INDUSTRIAL APPLICABILITY

As described above, in the cartridge in which a metallic expansion cell for a rock destruction is filled according to the present invention, the intermediate portion of the casing having the explosion wire therein is surrounded by the pressure tube, so that almost metallic expansion cells filled in the interior of the casing are reacted for thereby achieving a larger expansion pressure. As the explosion wire is positioned in the diagonal direction, the volume of the metallic mixture to which a reaction heat is transferred from the explosion wire at an initial stage is more largely increased, as compared with that the explosion wire is positioned in the axial direction of the casing. In addition, since the weight of the metallic mixture is supported by the spring during the storage and movement of the cartridge filled with the metallic mixture, it is possible to prevent the air layer from being formed at the upper side of the casing.

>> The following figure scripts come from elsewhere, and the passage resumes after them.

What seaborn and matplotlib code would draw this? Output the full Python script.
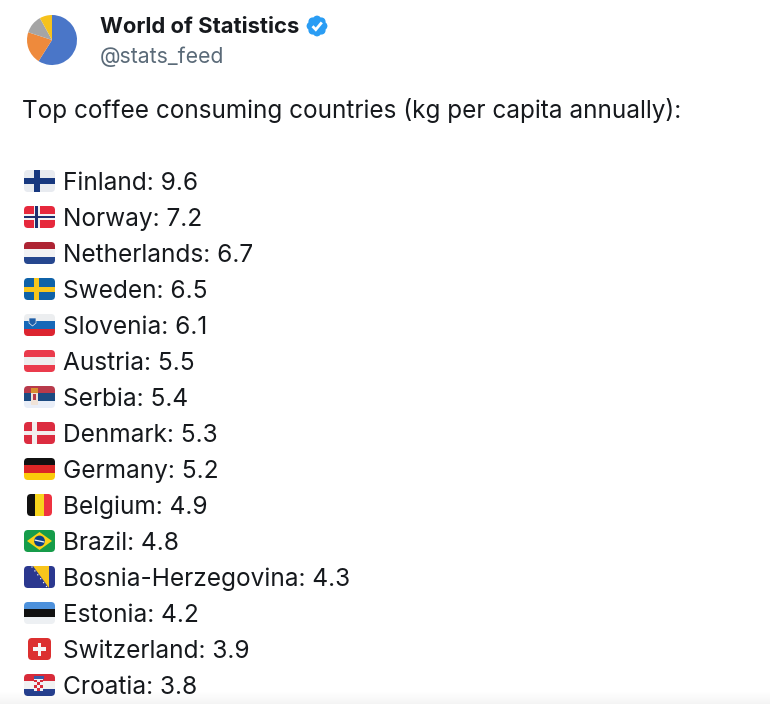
import matplotlib

matplotlib.use("Agg")

import matplotlib.pyplot as plt
import numpy as np
import seaborn as sns
from matplotlib.patches import Circle, FancyBboxPatch, Polygon, Rectangle

countries = [
    "Finland", "Norway", "Netherlands", "Sweden", "Slovenia",
    "Austria", "Serbia", "Denmark", "Germany", "Belgium",
    "Brazil", "Bosnia-Herzegovina", "Estonia", "Switzerland", "Croatia",
]
consumption = [9.6, 7.2, 6.7, 6.5, 6.1, 5.5, 5.4, 5.3, 5.2, 4.9, 4.8, 4.3, 4.2, 3.9, 3.8]

account_name = "World of Statistics"
account_handle = "@stats_feed"
headline = "Top coffee consuming countries (kg per capita annually):"

avatar_shares = [59, 21, 12, 8]
avatar_colors = ["#4a76c8", "#ee8a3c", "#a5a5a5", "#f6c21c"]

INK = "#16191d"
MUTED = "#5a6a78"
FONT = "Inter"
ROW_START = 181
ROW_STEP = 36


def flag_base(ax, cy, left=24, right=55):
    box = FancyBboxPatch((left + 3, cy - 8), right - left - 6, 16,
                         boxstyle="round,pad=3,rounding_size=4", fc="none", ec="none")
    ax.add_patch(box)
    return box


def paint(ax, clip, patch):
    ax.add_patch(patch)
    patch.set_clip_path(clip)
    return patch


def rect(ax, clip, x, y, w, h, color):
    paint(ax, clip, Rectangle((x, y), w, h, fc=color, ec="none"))


def h_stripes(ax, cy, colors, left=24, right=55):
    clip = flag_base(ax, cy, left, right)
    step = 22 / len(colors)
    for i, color in enumerate(colors):
        rect(ax, clip, left, cy - 11 + i * step, right - left, step + 0.2, color)
    return clip


def v_stripes(ax, cy, colors, left, right):
    clip = flag_base(ax, cy, left, right)
    step = (right - left) / len(colors)
    for i, color in enumerate(colors):
        rect(ax, clip, left + i * step, cy - 11, step + 0.2, 22, color)
    return clip


def nordic(ax, cy, bg, arm, arm_w, inner=None, inner_w=0):
    clip = h_stripes(ax, cy, [bg])
    rect(ax, clip, 36.5 - arm_w / 2, cy - 11, arm_w, 22, arm)
    rect(ax, clip, 24, cy - arm_w / 2, 31, arm_w, arm)
    if inner:
        rect(ax, clip, 36.5 - inner_w / 2, cy - 11, inner_w, 22, inner)
        rect(ax, clip, 24, cy - inner_w / 2, 31, inner_w, inner)


def draw_flag(ax, name, cy):
    if name == "Finland":
        nordic(ax, cy, "#e8ebf0", "#17387f", 6)
    elif name == "Norway":
        nordic(ax, cy, "#e6283c", "#f2f2f2", 6, "#1d2f6f", 2.6)
    elif name == "Netherlands":
        h_stripes(ax, cy, ["#ae2433", "#f2f2f4", "#26478f"])
    elif name == "Sweden":
        nordic(ax, cy, "#0f62a8", "#f7c61d", 5)
    elif name == "Slovenia":
        clip = h_stripes(ax, cy, ["#eceef0", "#1668b8", "#dc2430"])
        paint(ax, clip, Polygon([(29, cy - 7), (36, cy - 7), (36, cy - 2), (32.5, cy + 1), (29, cy - 2)],
                                fc="#1f5fa8", ec="#eeeeee", lw=0.5))
    elif name == "Austria":
        h_stripes(ax, cy, ["#ea3b4c", "#eeeeee", "#ea3b4c"])
    elif name == "Serbia":
        clip = h_stripes(ax, cy, ["#b83a4b", "#1c4b82", "#e9eef8"])
        rect(ax, clip, 31, cy - 9, 7, 17, "#f0e3d8")
        rect(ax, clip, 31, cy - 9, 7, 5, "#d9902f")
        rect(ax, clip, 33, cy - 3, 3, 6, "#b83a4b")
    elif name == "Denmark":
        clip = h_stripes(ax, cy, ["#dc2c40"])
        rect(ax, clip, 32, cy - 11, 4.5, 22, "#f2eeee")
        rect(ax, clip, 24, cy - 2.2, 31, 4.4, "#f2eeee")
    elif name == "Germany":
        h_stripes(ax, cy, ["#111111", "#dc2626", "#fbcb0a"])
    elif name == "Belgium":
        v_stripes(ax, cy, ["#111111", "#f7d51d", "#ee3340"], 27, 52)
    elif name == "Brazil":
        clip = h_stripes(ax, cy, ["#169c4a"])
        paint(ax, clip, Polygon([(27, cy), (39.5, cy - 9), (52, cy), (39.5, cy + 9)], fc="#fbd116", ec="none"))
        paint(ax, clip, Circle((39.5, cy), 5.4, fc="#0d3f88", ec="none"))
        paint(ax, clip, Rectangle((34.5, cy - 0.6), 10, 1.3, angle=12, rotation_point="center", fc="#eeeeee", ec="none"))
    elif name == "Bosnia-Herzegovina":
        clip = h_stripes(ax, cy, ["#2b388f"])
        paint(ax, clip, Polygon([(33, cy - 11), (49, cy - 11), (49, cy + 11)], fc="#f8c51c", ec="none"))
        for k in range(6):
            paint(ax, clip, Circle((32 + k * 2.9, cy - 10 + k * 3.9), 0.7, fc="#f2f2f2", ec="none"))
    elif name == "Estonia":
        h_stripes(ax, cy, ["#4d91dc", "#111111", "#edf0f3"])
    elif name == "Switzerland":
        clip = v_stripes(ax, cy, ["#dc3030"], 28, 51)
        rect(ax, clip, 37.7, cy - 6.5, 3.6, 13, "#f6f6f6")
        rect(ax, clip, 33, cy - 1.8, 13, 3.6, "#f6f6f6")
    elif name == "Croatia":
        clip = h_stripes(ax, cy, ["#d82b3a", "#f1f1f1", "#26408f"])
        rect(ax, clip, 34, cy - 7, 9, 13, "#eef0f6")
        for row in range(4):
            for col in range(3):
                if (row + col) % 2 == 0:
                    rect(ax, clip, 34 + col * 3, cy - 5.5 + row * 2.8, 3, 2.8, "#d82b3a")
        rect(ax, clip, 33.5, cy - 9, 10, 3, "#3a59a8")


def draw_badge(ax, cx, cy):
    for angle in np.arange(8) * np.pi / 4:
        ax.add_patch(Circle((cx + 6.2 * np.cos(angle), cy + 6.2 * np.sin(angle)), 4.2, fc="#2a9df4", ec="none"))
    ax.add_patch(Circle((cx, cy), 7, fc="#2a9df4", ec="none"))
    ax.plot([cx - 4.5, cx - 1.2, cx + 4.8], [cy + 0.2, cy + 3.6, cy - 3.6], color="white", lw=2.0,
            solid_capstyle="butt", solid_joinstyle="miter")


sns.set_theme(style="white")
plt.rcParams["font.family"] = [FONT, "DejaVu Sans"]

fig = plt.figure(figsize=(7.7, 7.04), dpi=100, facecolor="white")
ax = fig.add_axes([0, 0, 1, 1])
ax.set_xlim(0, 770)
ax.set_ylim(704, 0)
ax.axis("off")

ax.text(100, 33, account_name, fontsize=15.85, fontweight="bold", color=INK)
ax.text(100, 63, account_handle, fontsize=15.3, color=MUTED)
ax.text(22, 118, headline, fontsize=17.5, color=INK)
draw_badge(ax, 317, 26)

for i, (country, value) in enumerate(zip(countries, consumption)):
    cy = ROW_START + i * ROW_STEP
    draw_flag(ax, country, cy)
    ax.text(63, cy + 9, f"{country}: {value}", fontsize=17.6, color=INK)

# faint shadow along the bottom edge of the screenshot
for k, y in enumerate(range(692, 704)):
    ax.add_patch(Rectangle((0, y), 770, 1, fc="#000000", ec="none", alpha=0.0035 * (k + 1)))

# avatar pie, top edge is cut flat in the original
pie_ax = fig.add_axes([27 / 770, 1 - 65 / 704, 50 / 770, 49 / 704])
pie_ax.pie(avatar_shares, colors=sns.color_palette(avatar_colors), startangle=90, counterclock=False,
           radius=1.0, wedgeprops={"linewidth": 0})
pie_ax.set_xlim(-1, 1)
pie_ax.set_ylim(-1, 0.96)

fig.savefig("out.png", dpi=100, facecolor="white")
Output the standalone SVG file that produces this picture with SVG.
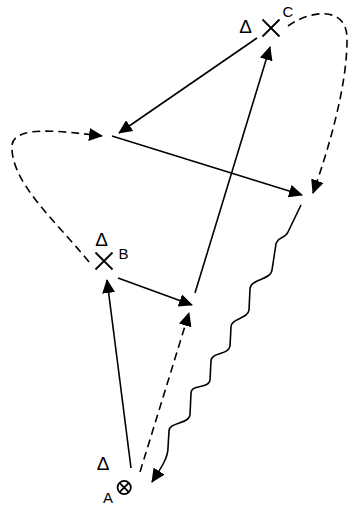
<svg xmlns="http://www.w3.org/2000/svg" width="349" height="506" viewBox="0 0 349 506">
<style>
.ln{fill:none;stroke:#000;stroke-width:1.6}
.ds{stroke-dasharray:8,5}
.sym{fill:none;stroke:#000;stroke-width:1.8}
.lbl{font-family:"Liberation Sans",Arial,sans-serif;font-size:15px;fill:#000}
.tri{font-family:"Liberation Sans",Arial,sans-serif;font-size:19px;fill:#000;text-anchor:middle}
</style>
<defs>
<marker id="ah" markerUnits="userSpaceOnUse" viewBox="0 0 14 13" refX="13" refY="6.5" markerWidth="14" markerHeight="13" orient="auto"><path d="M0,0L14,6.5L0,13z" fill="#000"/></marker>
</defs>
<rect width="349" height="506" fill="#fff"/>
<g id="nodeC">
<text class="tri" x="245.5" y="33">Δ</text>
<path class="sym" d="M262.5,19.5L279.5,36.5M279.5,19.5L262.5,36.5"/>
<text class="lbl" x="282.5" y="17">C</text>
</g>
<g id="nodeB">
<text class="tri" x="101.5" y="245.5">Δ</text>
<path class="sym" d="M95.5,252.5L112.5,269.5M112.5,252.5L95.5,269.5"/>
<text class="lbl" x="118.5" y="258.5">B</text>
</g>
<g id="nodeA">
<text class="tri" x="103" y="469.5">Δ</text>
<circle class="sym" cx="124.2" cy="487.5" r="6.6"/>
<path class="sym" d="M119.5,482.8L128.9,492.2M128.9,482.8L119.5,492.2"/>
<text class="lbl" x="103" y="503">A</text>
</g>
<g id="connectors">
<path class="ln" d="M131,468L107,280" marker-end="url(#ah)"/>
<path class="ln" d="M118,278L192,305" marker-end="url(#ah)"/>
<path class="ln" d="M195,293L270,47" marker-end="url(#ah)"/>
<path class="ln" d="M257,38L119,133" marker-end="url(#ah)"/>
<path class="ln" d="M112,136L302,195" marker-end="url(#ah)"/>
<path class="ln ds" d="M288,26C310,10 348,5 347,40C347,85 330,145 313,193" marker-end="url(#ah)"/>
<path class="ln ds" d="M89,262C55,220 10,182 12,145C15,125 60,131 102,136" marker-end="url(#ah)"/>
<path class="ln ds" d="M140,472L189,313" marker-end="url(#ah)"/>
<path class="ln" d="M301,205L288,232C285,239 278,236 276,244L272,270C271,280 250,279 250,289L249,310C248,319 231,318 231,327L230,346C229,355 211,352 211,361L210,380C209,389 191,384 191,393L190,415C189,424 169,422 169,431L168,448C168,458 161,468 152,482" marker-end="url(#ah)"/>
</g>
</svg>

As the present invention may be embodied in several forms without departing from the spirit or essential characteristics thereof, it should also be understood that the above-described examples are not limited by any of the details of the foregoing description, unless otherwise specified, but rather should be construed broadly within its spirit and scope as defined in the appended claims, and therefore all changes and modifications that fall within the meets and bounds of the claims, or equivalences of such meets and bounds are therefore intended to be embraced by the appended claims.

Claims

1. In a cartridge of a metallic expansion cell for a rock destruction in which a metallic expansion cell mixed with metallic salt, metallic powder, metallic oxide, etc. is received in a casing, and an explosion wire is formed in the metallic expansion cell stored in the interior of the casing for discharging large current, and the large current supplied from the power supply unit is inputted into the both ends of the explosion wire, a cartridge of a metallic expansion cell for a rock destruction, comprising:

a pressure tube 35 that is installed at an inner wall of the casing 31 in the section of the explosion wire and is formed of a certain material having a strong strength capable of enduring against a certain level pressure so that it is possible to prevent an earlier destruction of the casing 31 of the portion near the explosion wire 44 by a high temperature heat and impact wave energy when a large current is applied to the explosion wire 44, and a plasma channel formed by the explosion wire is guided in the direction of the casing 31.

2. The cartridge of claim 1, wherein a circular plate 36 is disposed in an inner space of the lower side of the casing 31 and is elastically supported by a spring 37, wherein the casing 31 is designed to receive the metallic expansion cell 60 from the upper side of the circular plate 36.

3. The cartridge of either claim 1 or claim 2, wherein two fixed terminals 41 and 42 are protruded in the direction of the inner side of the casing 31 at the lower side of the upper cap 32 adapted to cap the upper side of the casing 31, and the fixed terminal 42 of one side is formed longer, and the fixed terminal 41 of the other side is formed shorter, and the explosion wire 44 connected with the fixed terminals 41 and 42 is formed diagonally with respect to the longitudinal direction of the casing 31.

4. The cartridge of either claim 1 or claim 2, wherein the upper side of the fixed terminal is protruded in a cannon plug type for a detachable engagement of the electric wire connected with the power supply unit at the upper side of the upper cap 32.